French Museum Architecture
Museums are the mark of civilisation on a city. Whether repositories of the past or tools for communicating about the world around us, they play a vital part in cultural life, reaching out both to the local inhabitants and to visitors from around the world. Both showing and on show, presenting and representing, museums leave a lasting impression of a major city and can forge the reputation of lesser-known localities, literally putting them on the tourist map. As such, they are also architectural and urban symbols whose influence extends far beyond that of the collections they house, making the architect’s role a primary one.
France’s rich and varied museum offering ranges from establishments dating back to the late 17th century to groundbreaking structures still under construction. Some have transformed a prestigious historic edifice, while others have risen up as a brand new architectural creation on land reclaimed from the city. Designing a museum involves not only conceiving the best way to reveal their collections, but also how to welcome and serve visitors, and how to incorporate the spaces needed for the behind-the-scenes work of curating, restoring, cataloguing and storing.
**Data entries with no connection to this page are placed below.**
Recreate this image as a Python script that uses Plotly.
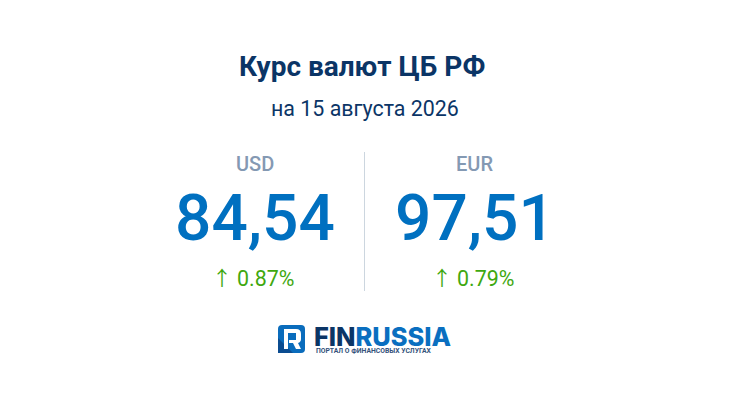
import plotly.graph_objects as go

W, H = 730, 410

# values
TITLE = "Курс валют ЦБ РФ"
SUBTITLE = "на 15 августа 2026"
currencies = ["USD", "EUR"]
rates = ["84,54", "97,51"]
changes = ["0.87%", "0.79%"]
centers = [255, 474.5]

NAVY = "#0b3566"
BLUE = "#0070c0"
GREY = "#8499b3"
GREEN = "#3fa80f"
FONT = "Roboto"


def label(x, y, text, size, color, weight=400, anchor="center", family=FONT):
    # y is the vertical middle of the text, in pixels from the top
    return dict(
        x=x, y=y, xref="x", yref="y", text=text,
        showarrow=False, xanchor=anchor, yanchor="middle",
        font=dict(family=family, size=size, color=color, weight=weight),
    )


fig = go.Figure()

annotations = [
    label(362, 66, TITLE, 28, NAVY, weight=700),
    label(365, 108, SUBTITLE, 21.4, NAVY),
]
for cur, rate, chg, cx in zip(currencies, rates, changes, centers):
    annotations.append(label(cx, 164, cur, 20, GREY, weight=500))
    annotations.append(label(cx, 218, rate, 64, BLUE, weight=500))
    annotations.append(label(cx - 33, 277, "↑", 20, GREEN, family="Noto Sans CJK SC"))
    annotations.append(label(cx + 10.5, 278, chg, 21.4, GREEN))

# logo text
annotations.append(label(312, 336.5, "FIN<span style='color:#0a6fc0'>RUSSIA</span>", 25.4, NAVY,
                         weight=800, anchor="left", family="Inter"))
annotations.append(label(313.5, 350.5, "ПОРТАЛ О ФИНАНСОВЫХ УСЛУГАХ", 6.8, "#33517a",
                         weight=700, anchor="left"))

shapes = [
    # divider
    dict(type="line", x0=364.5, x1=364.5, y0=152, y1=291, xref="x", yref="y",
         line=dict(color="#ccd6df", width=1)),
    # logo badge
    dict(type="path", xref="x", yref="y", fillcolor="#0a6cbc", line=dict(width=0),
         path="M 278 329 Q 278 325 282 325 L 301 325 Q 305 325 305 329 L 305 349 Q 305 353 301 353 L 278 353 Z"),
    dict(type="path", xref="x", yref="y", fillcolor="#0b4c90", line=dict(width=0),
         path="M 278 338 L 293 353 L 278 353 Z"),
    # the R inside the badge
    dict(type="path", xref="x", yref="y", fillcolor="white", line=dict(width=0),
         path="M 284 329 L 296 329 Q 301 329 301 334 L 301 339 Q 301 342 298 343 L 301 349 "
              "L 296 349 L 293 343 L 289 343 L 289 340 L 296 340 L 296 333 L 288 333 L 288 349 L 284 349 Z"),
]

fig.update_layout(
    width=W, height=H,
    margin=dict(l=0, r=0, t=0, b=0),
    paper_bgcolor="white", plot_bgcolor="white",
    showlegend=False,
    xaxis=dict(range=[0, W], visible=False, fixedrange=True),
    yaxis=dict(range=[H, 0], visible=False, fixedrange=True),
    annotations=annotations,
    shapes=shapes,
    font=dict(family=FONT),
)

# the page's default body margin would push the figure 8px down and right
fig.write_html("out.html", config=dict(displayModeBar=False),
               post_script="document.body.style.margin='0';")
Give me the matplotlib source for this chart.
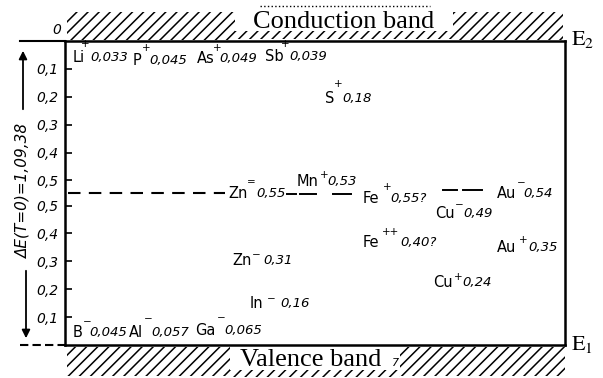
import matplotlib
matplotlib.use("Agg")
import matplotlib.pyplot as plt
from matplotlib.patches import Rectangle

# band gap of silicon (eV)
GAP = 1.09

# impurity levels: element, charge, level (eV), label text, measured from 'c' (E2) or 'v' (E1)
impurity = ['Li', 'P', 'As', 'Sb', 'S', 'Zn', 'Mn', 'Fe', 'Cu', 'Au',
            'Fe', 'Au', 'Zn', 'Cu', 'In', 'B', 'Al', 'Ga']
charge = ['+', '+', '+', '+', '+', '=', '+', '+', '\u2212', '\u2212',
          '++', '+', '\u2212', '+', '\u2212', '\u2212', '\u2212', '\u2212']
level = [0.033, 0.045, 0.049, 0.039, 0.18, 0.55, 0.53, 0.55, 0.49, 0.54,
         0.40, 0.35, 0.31, 0.24, 0.16, 0.045, 0.057, 0.065]
level_text = ['0,033', '0,045', '0,049', '0,039', '0,18', '0,55', '0,53', '0,55?', '0,49', '0,54',
              '0,40?', '0,35', '0,31', '0,24', '0,16', '0,045', '0,057', '0,065']
band_ref = ['c', 'c', 'c', 'c', 'c', 'c', 'c', 'c', 'v', 'c',
            'v', 'v', 'v', 'v', 'v', 'v', 'v', 'v']

# scale ticks, measured from each band edge
scale_ticks = [0.1, 0.2, 0.3, 0.4, 0.5]
scale_labels = ['0,1', '0,2', '0,3', '0,4', '0,5']

# layout (pixel units): x of name / charge / value, vertical nudge, charge lift
x_name = [73, 133, 197, 265, 325, 228, 297, 363, 435, 497, 363, 497, 232, 433, 250, 73, 129, 195]
x_charge = [81, 142, 213, 281, 334, 247, 320, 383, 455, 517, 382, 519, 252, 454, 267, 83, 144, 217]
x_value = [90, 149, 219, 289, 342, 256, 327, 390, 463, 523, 400, 528, 263, 462, 280, 89, 151, 224]
nudge = [-7, -6.5, -4, -5, -7, 1, 7, -4, -5, -2, -9, 0, -1.5, -4, -3, 0, -3, -4]
lift = [13, 12, 11, 13, 14, 11, 7, 11, 8, 11, 10, 7, 5, 5, 4, 10, 13, 13]

TOP, BOT = 41, 345          # box edges in pixels
K = (BOT - TOP) / GAP       # pixels per eV


def ey(py):
    # pixel row -> energy coordinate
    return (BOT - py) / K


plt.rcParams['mathtext.fontset'] = 'stix'
plt.rcParams['hatch.linewidth'] = 1.1

fig = plt.figure(figsize=(6.03, 3.78), dpi=100)
ax = fig.add_axes([65 / 603, (378 - BOT) / 378, 500 / 603, (BOT - TOP) / 378])
ax.set_xlim(65, 565)
ax.set_ylim(0, GAP)
for s in ax.spines.values():
    s.set_linewidth(1.8)
ax.set_xticks([])
yt = [GAP - t for t in scale_ticks] + scale_ticks[::-1]
ax.set_yticks(yt)
ax.set_yticklabels(scale_labels + scale_labels[::-1], fontstyle='italic', fontsize=10)
ax.tick_params(axis='y', direction='in', length=5, width=1.2, pad=5)

# impurity labels
for i in range(len(impurity)):
    e = level[i] if band_ref[i] == 'v' else GAP - level[i]
    y = e + nudge[i] / K
    ax.text(x_name[i], y, impurity[i], ha='left', va='center', fontsize=10.5)
    ax.text(x_charge[i], y + lift[i] / K, charge[i], ha='left', va='center', fontsize=7.5)
    ax.text(x_value[i], y, level_text[i], ha='left', va='center', fontsize=9.5, style='italic')

# mid-gap dashed line and short dashes
ax.plot([68, 225], [GAP / 2, GAP / 2], color='k', lw=1.5, ls=(0, (6, 4)))
for a, b, py in [(287, 296, 194), (300, 316, 194), (333, 351, 194), (443, 457, 190), (463, 482, 190)]:
    ax.plot([a, b], [ey(py), ey(py)], color='k', lw=1.4)

# band hatching
hatch_boxes = [(67, 235, 12, 40), (453, 563, 12, 40), (235, 453, 31, 39),
               (67, 230, 347, 376), (400, 565, 347, 376), (230, 400, 370, 377)]
for x0, x1, y0, y1 in hatch_boxes:
    ax.add_patch(Rectangle((x0, ey(y1)), x1 - x0, ey(y0) - ey(y1), hatch='///',
                           fill=False, lw=0, edgecolor='k', clip_on=False))
ax.plot([260, 430], [ey(6), ey(6)], color='k', lw=1, ls=':', clip_on=False)

ax.text(253, ey(28), 'Conduction band', family='Liberation Serif', fontsize=19,
        ha='left', va='baseline')
ax.text(240, ey(366), 'Valence band', family='Liberation Serif', fontsize=19,
        ha='left', va='baseline')
ax.text(392, ey(366), '7', fontsize=8, style='italic', va='baseline')
ax.text(571, ey(45), r'$\mathrm{E}_2$', fontsize=16, va='baseline')
ax.text(571, ey(350), r'$\mathrm{E}_1$', fontsize=16, va='baseline')

# left energy-gap arrow
ax.plot([20, 65], [GAP, GAP], color='k', lw=1.5, clip_on=False)
ax.plot([20, 65], [0, 0], color='k', lw=1.5, ls=(0, (4, 2)), clip_on=False)
ax.annotate('', xy=(23, ey(48)), xytext=(23, ey(112)), annotation_clip=False,
            arrowprops=dict(arrowstyle='-|>', color='k', lw=1.3, mutation_scale=12))
ax.annotate('', xy=(26, ey(341)), xytext=(26, ey(268)), annotation_clip=False,
            arrowprops=dict(arrowstyle='-|>', color='k', lw=1.3, mutation_scale=12))
ax.text(23, ey(190), '\u0394E(T=0)=1,09,38', rotation=90, ha='center', va='center',
        style='italic', fontsize=11)
ax.text(57, ey(30), '0', style='italic', fontsize=10, ha='center', va='center')

fig.savefig('out.png', dpi=100)
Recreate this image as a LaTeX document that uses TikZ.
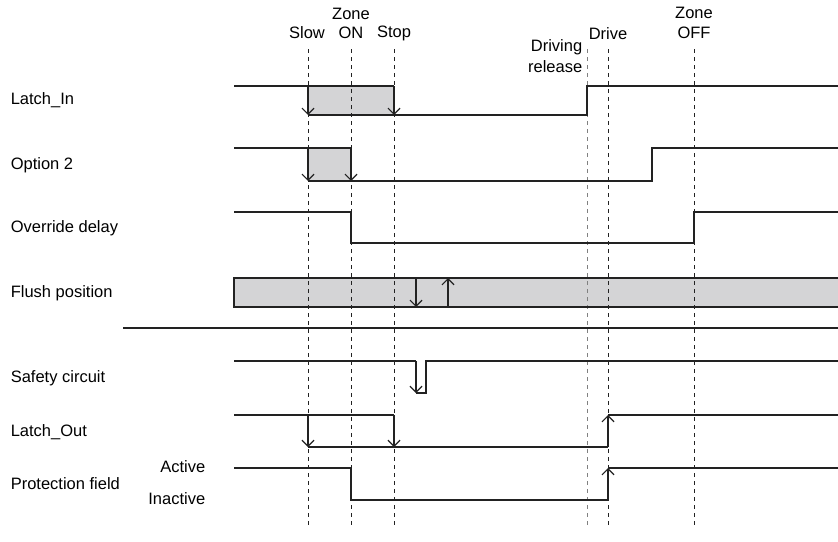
\documentclass[tikz,border=0pt]{standalone}
\usepackage{fontspec}
\setmainfont{Liberation Sans}
\usetikzlibrary{arrows.meta}
\definecolor{fillgray}{RGB}{212,212,214}
\definecolor{linegray}{RGB}{34,34,34}
\newcommand{\timemark}[2]{\draw[dash pattern=on 4pt off 4pt,line width=0.9pt,#2] (#1,49)--(#1,526);}
\newcommand{\signame}[3]{\node[font=\fontsize{16.5}{19}\selectfont,anchor=west,inner sep=0pt] (#1) at (10,#2) {#3};}
\newcommand{\toptext}[4]{\node[font=\fontsize{16.5}{19}\selectfont,inner sep=0pt] (#1) at (#2,#3) {#4};}

\begin{document}
\begin{tikzpicture}[x=1pt,y=-1pt,line width=1.6pt,draw=linegray,
  edgetip/.style={-{Straight Barb[length=6pt,width=12pt,line width=1.2pt]}}]
\useasboundingbox (0,0) rectangle (838,541);
% grey areas
\fill[fillgray] (308,86) rectangle (394,115);
\fill[fillgray] (308,148) rectangle (351,181);
\fill[fillgray] (234,278) rectangle (838,307);
% time marks
\timemark{308}{}
\timemark{351}{}
\timemark{394}{}
\timemark{587}{gray}
\timemark{608}{}
\timemark{694}{}
\toptext{zon1}{351}{14}{Zone}
\toptext{slow}{307}{33}{Slow}
\toptext{zon2}{351}{33}{ON}
\toptext{stop}{394}{33}{Stop}
\node[font=\fontsize{16.5}{19}\selectfont,anchor=east,inner sep=0pt] (drel1) at (583,47) {Driving};
\node[font=\fontsize{16.5}{19}\selectfont,anchor=east,inner sep=0pt] (drel2) at (583,67) {release};
\toptext{drive}{608}{34}{Drive}
\toptext{zoff1}{694}{13}{Zone}
\toptext{zoff2}{694}{33}{OFF}
% signal names
\signame{lin}{100}{Latch\_In}
\signame{opt}{165}{Option 2}
\signame{ovr}{228}{Override delay}
\signame{flp}{293}{Flush position}
\signame{saf}{378}{Safety circuit}
\signame{lout}{432}{Latch\_Out}
\signame{prf}{484}{Protection field}
\node[font=\fontsize{16.5}{19}\selectfont,anchor=east,inner sep=0pt] (act) at (206,467) {Active};
\node[font=\fontsize{16.5}{19}\selectfont,anchor=east,inner sep=0pt] (inact) at (206,499) {Inactive};
% Latch_In
\draw (234,86)--(394,86);
\draw[edgetip] (308,86)--(308,115);
\draw[edgetip] (394,86)--(394,115);
\draw (308,115)--(587,115)--(587,86)--(838,86);
% Option 2
\draw (234,148)--(351,148);
\draw[edgetip] (308,148)--(308,181);
\draw[edgetip] (351,148)--(351,181);
\draw (308,181)--(652,181)--(652,148)--(838,148);
% Override delay
\draw (234,212)--(351,212)--(351,243)--(694,243)--(694,212)--(838,212);
% Flush position
\draw (838,278)--(234,278)--(234,307)--(838,307);
\draw[edgetip] (416,278)--(416,307);
\draw[edgetip] (448,307)--(448,278);
% separator
\draw[line width=2.6pt] (123,328)--(838,328);
% Safety circuit
\draw (234,361)--(416,361);
\draw[edgetip] (416,361)--(416,393);
\draw (416,393)--(426,393)--(426,361)--(838,361);
% Latch_Out
\draw (234,415)--(394,415);
\draw[edgetip] (308,415)--(308,447);
\draw[edgetip] (394,415)--(394,447);
\draw (308,447)--(608,447);
\draw[edgetip] (608,447)--(608,415);
\draw (608,415)--(838,415);
% Protection field
\draw (234,468)--(351,468)--(351,500)--(608,500);
\draw[edgetip] (608,500)--(608,468);
\draw (608,468)--(838,468);
\end{tikzpicture}
\end{document}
The architects embarking on such a project must carry out in-depth studies and find innovative solutions, whether their mission is to inject new life into a historic museum, to integrate a modern museography, to combine and harmonise an old building with a contemporary space, or to create from scratch a museum that will be acclaimed by critics and the public alike.
French Museum Architecture explores these different problematics through forty museum projects, ranging from the Orsay and Quai Branly museums in Paris, to the Lille Museum of Modern Art (LaM) and the Confluences Museum in Lyon, to name but a few. Each project is presented with the emphasis on the thought process behind the creation, exposing the main questions the architects had to address in order to come up with spaces that are efficient, intelligent, welcoming and dynamic, able to fulfil the expectations of a public ranging from academic researchers to the merely curious, and everyone in between.